MATERIAL FOR THE TASK:
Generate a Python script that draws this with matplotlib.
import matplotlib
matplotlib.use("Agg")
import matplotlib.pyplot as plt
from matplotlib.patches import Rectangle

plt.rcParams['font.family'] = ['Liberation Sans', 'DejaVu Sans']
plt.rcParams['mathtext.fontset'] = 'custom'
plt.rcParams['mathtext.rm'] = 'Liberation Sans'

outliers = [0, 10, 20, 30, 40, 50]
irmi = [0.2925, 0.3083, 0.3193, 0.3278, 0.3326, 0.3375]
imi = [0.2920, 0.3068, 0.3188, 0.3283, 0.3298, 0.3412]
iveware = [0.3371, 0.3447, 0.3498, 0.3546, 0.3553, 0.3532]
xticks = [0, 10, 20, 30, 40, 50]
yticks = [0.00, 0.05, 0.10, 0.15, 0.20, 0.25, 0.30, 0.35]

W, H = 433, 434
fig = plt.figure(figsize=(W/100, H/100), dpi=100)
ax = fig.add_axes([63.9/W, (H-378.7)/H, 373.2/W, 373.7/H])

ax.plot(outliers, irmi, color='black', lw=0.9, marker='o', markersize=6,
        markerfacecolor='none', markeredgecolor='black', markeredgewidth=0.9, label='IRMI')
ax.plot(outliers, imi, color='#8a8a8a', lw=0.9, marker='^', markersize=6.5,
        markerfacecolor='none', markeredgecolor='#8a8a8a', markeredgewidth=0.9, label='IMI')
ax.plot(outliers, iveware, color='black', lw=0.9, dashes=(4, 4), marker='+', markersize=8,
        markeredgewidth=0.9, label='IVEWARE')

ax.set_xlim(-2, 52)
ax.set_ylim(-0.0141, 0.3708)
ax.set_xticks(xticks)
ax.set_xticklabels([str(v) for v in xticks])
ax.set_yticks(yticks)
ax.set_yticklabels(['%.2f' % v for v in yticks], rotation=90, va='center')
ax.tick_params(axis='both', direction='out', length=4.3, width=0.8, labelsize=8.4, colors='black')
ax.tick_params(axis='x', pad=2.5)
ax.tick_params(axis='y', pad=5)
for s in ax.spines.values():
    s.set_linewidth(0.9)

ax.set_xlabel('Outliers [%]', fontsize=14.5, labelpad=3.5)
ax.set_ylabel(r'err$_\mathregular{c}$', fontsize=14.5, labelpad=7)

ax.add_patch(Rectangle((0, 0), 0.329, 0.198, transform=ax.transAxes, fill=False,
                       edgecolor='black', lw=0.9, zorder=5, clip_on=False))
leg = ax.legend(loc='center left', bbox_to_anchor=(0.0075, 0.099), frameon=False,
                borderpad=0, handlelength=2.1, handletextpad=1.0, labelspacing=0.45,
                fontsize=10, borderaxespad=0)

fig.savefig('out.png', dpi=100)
* * *
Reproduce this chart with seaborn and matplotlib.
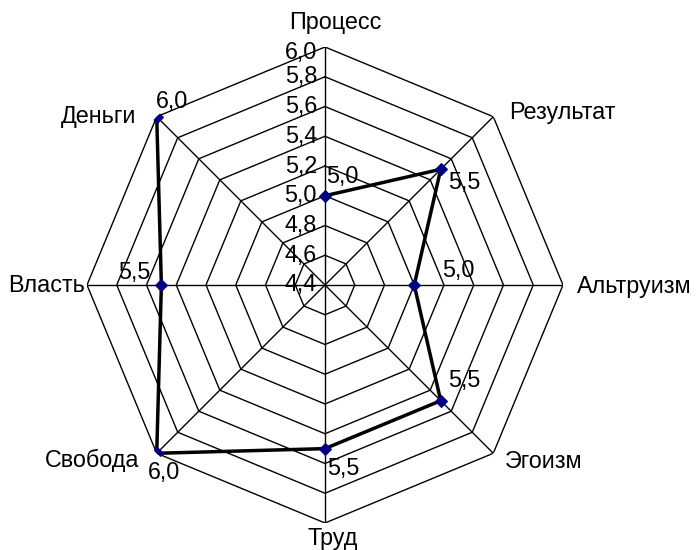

WHAT NEEDS TO BE DONE:
Only the lines running from the line with "Generate a Python" through the line with "plt.rcParams['mathtext.rm'] = 'Liberation" should be repeated, exactly and with both ends kept.

RESPONSE TO THIS EXERCISE:
Generate a Python script that draws this with matplotlib.
import matplotlib
matplotlib.use("Agg")
import matplotlib.pyplot as plt
from matplotlib.patches import Rectangle

plt.rcParams['font.family'] = ['Liberation Sans', 'DejaVu Sans']
plt.rcParams['mathtext.fontset'] = 'custom'
plt.rcParams['mathtext.rm'] = 'Liberation Sans'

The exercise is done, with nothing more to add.